> Problem details: What is the number of lines holding the word "matplotlib"? Give that number alone.

--- Entries shown ---

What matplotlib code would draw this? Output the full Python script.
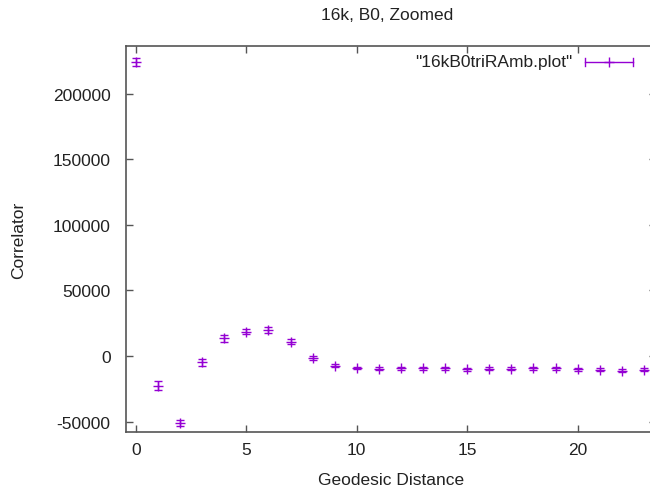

---
--- Entries shown ---

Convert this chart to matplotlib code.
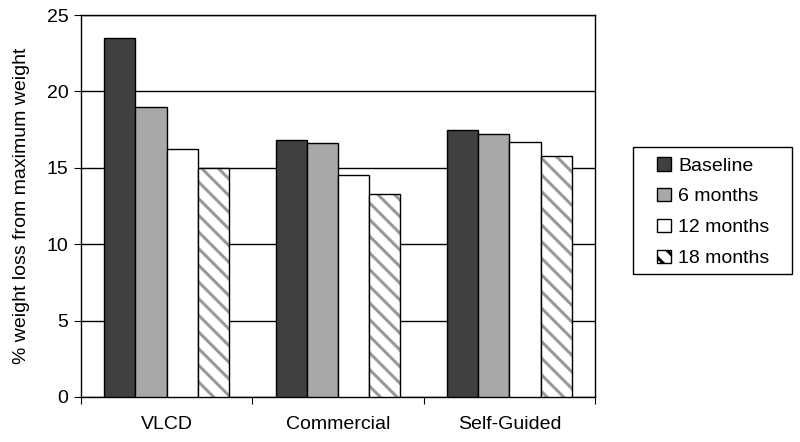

---
--- Entries shown ---

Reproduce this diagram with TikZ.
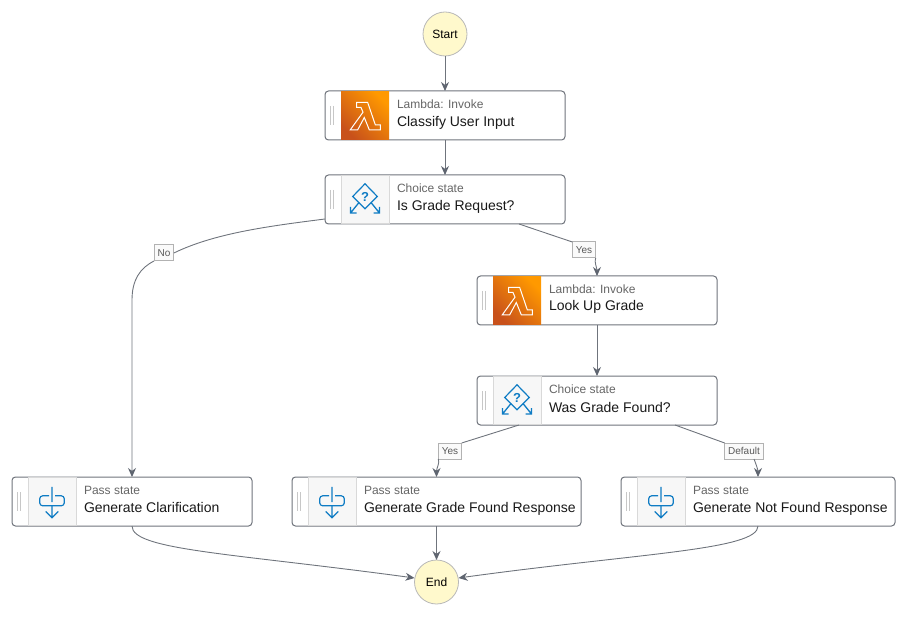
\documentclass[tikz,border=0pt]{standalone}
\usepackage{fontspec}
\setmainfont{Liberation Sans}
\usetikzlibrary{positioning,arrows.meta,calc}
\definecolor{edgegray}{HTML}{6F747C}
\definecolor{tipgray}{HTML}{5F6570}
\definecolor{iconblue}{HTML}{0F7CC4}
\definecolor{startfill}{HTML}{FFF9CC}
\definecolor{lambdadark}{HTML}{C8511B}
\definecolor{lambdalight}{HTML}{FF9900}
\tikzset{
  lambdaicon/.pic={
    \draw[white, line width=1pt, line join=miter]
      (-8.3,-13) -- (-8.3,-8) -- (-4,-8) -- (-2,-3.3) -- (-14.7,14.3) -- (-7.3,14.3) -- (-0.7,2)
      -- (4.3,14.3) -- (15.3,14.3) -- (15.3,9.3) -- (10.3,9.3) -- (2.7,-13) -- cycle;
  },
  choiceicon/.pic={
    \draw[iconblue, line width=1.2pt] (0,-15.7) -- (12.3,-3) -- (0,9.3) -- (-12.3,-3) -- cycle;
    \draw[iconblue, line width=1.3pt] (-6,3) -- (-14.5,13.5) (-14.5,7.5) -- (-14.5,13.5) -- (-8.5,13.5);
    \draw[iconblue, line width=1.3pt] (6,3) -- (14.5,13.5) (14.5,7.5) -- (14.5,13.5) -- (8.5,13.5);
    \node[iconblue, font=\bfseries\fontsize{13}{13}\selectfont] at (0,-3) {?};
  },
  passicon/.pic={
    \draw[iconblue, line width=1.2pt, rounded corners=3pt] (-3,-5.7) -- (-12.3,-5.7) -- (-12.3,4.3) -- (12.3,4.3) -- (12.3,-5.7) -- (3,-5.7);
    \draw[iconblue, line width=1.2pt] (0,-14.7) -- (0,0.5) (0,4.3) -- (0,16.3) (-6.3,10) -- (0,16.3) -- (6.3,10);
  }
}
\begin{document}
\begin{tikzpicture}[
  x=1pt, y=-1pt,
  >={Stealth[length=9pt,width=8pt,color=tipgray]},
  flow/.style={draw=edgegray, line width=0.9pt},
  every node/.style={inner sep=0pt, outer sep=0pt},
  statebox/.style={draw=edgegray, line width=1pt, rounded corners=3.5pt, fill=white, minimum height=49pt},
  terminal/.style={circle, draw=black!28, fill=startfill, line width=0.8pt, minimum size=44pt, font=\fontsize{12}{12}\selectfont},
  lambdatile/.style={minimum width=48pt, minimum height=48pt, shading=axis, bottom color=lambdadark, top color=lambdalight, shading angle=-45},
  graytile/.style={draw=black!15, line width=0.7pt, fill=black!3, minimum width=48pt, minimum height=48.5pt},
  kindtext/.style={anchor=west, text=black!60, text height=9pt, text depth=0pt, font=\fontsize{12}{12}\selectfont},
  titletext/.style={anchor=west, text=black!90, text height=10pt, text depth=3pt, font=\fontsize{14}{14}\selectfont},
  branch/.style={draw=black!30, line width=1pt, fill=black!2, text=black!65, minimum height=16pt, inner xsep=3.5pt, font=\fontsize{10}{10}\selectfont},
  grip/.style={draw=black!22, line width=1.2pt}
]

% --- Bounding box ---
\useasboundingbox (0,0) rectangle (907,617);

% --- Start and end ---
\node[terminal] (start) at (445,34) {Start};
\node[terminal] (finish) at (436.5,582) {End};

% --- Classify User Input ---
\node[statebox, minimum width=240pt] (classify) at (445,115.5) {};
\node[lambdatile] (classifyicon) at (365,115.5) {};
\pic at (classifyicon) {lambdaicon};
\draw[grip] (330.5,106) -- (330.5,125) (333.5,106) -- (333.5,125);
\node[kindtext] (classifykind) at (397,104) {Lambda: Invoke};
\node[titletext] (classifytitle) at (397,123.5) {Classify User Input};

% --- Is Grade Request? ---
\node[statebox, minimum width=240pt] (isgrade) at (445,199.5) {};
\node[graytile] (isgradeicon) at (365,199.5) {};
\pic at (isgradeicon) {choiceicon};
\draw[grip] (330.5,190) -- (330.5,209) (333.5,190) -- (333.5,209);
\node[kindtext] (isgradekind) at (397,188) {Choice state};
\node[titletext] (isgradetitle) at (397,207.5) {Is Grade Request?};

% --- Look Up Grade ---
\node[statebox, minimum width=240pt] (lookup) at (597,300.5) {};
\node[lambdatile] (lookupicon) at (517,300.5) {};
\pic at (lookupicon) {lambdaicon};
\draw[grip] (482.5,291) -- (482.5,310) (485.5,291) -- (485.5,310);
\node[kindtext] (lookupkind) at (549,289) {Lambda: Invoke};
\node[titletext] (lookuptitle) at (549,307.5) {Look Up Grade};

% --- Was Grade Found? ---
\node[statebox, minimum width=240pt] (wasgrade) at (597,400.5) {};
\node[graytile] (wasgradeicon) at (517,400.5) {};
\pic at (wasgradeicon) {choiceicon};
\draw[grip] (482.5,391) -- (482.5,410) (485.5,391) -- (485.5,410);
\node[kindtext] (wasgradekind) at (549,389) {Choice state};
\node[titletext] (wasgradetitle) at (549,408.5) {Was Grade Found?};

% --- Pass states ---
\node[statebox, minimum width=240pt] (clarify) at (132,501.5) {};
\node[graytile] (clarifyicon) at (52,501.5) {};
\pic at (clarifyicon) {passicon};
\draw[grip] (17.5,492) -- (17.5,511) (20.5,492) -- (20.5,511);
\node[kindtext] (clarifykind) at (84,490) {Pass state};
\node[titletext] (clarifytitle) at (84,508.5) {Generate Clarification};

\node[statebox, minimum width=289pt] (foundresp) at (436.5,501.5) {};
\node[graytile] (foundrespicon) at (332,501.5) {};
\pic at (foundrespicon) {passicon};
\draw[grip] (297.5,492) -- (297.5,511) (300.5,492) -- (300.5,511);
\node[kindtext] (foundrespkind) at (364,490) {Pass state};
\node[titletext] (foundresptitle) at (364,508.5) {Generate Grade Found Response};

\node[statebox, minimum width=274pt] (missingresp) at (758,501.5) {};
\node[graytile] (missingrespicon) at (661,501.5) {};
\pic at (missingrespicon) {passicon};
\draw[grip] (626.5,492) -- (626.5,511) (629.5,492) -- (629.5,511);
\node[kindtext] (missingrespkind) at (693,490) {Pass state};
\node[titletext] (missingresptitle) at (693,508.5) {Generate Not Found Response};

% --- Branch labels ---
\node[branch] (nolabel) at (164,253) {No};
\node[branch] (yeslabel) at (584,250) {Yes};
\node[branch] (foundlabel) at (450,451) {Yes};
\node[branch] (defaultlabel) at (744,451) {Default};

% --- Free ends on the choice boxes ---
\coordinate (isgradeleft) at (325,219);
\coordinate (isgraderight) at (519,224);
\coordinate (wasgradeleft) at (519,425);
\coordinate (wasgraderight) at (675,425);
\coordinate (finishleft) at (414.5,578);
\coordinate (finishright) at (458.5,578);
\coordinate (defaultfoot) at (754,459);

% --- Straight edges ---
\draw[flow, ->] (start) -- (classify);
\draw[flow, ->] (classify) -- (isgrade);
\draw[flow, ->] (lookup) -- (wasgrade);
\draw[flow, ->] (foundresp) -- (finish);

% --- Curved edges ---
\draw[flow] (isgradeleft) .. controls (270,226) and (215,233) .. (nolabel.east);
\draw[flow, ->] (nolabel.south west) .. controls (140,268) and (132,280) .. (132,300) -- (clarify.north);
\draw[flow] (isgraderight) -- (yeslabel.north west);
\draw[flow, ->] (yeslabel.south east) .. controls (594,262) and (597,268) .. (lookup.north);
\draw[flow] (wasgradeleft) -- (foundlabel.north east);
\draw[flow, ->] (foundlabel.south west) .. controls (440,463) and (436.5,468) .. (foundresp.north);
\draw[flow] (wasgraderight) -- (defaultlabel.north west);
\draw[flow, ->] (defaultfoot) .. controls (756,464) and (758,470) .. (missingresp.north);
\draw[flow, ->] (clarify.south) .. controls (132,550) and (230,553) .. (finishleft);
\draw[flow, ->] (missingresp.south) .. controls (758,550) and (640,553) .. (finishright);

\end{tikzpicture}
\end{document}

---

> Full output: 2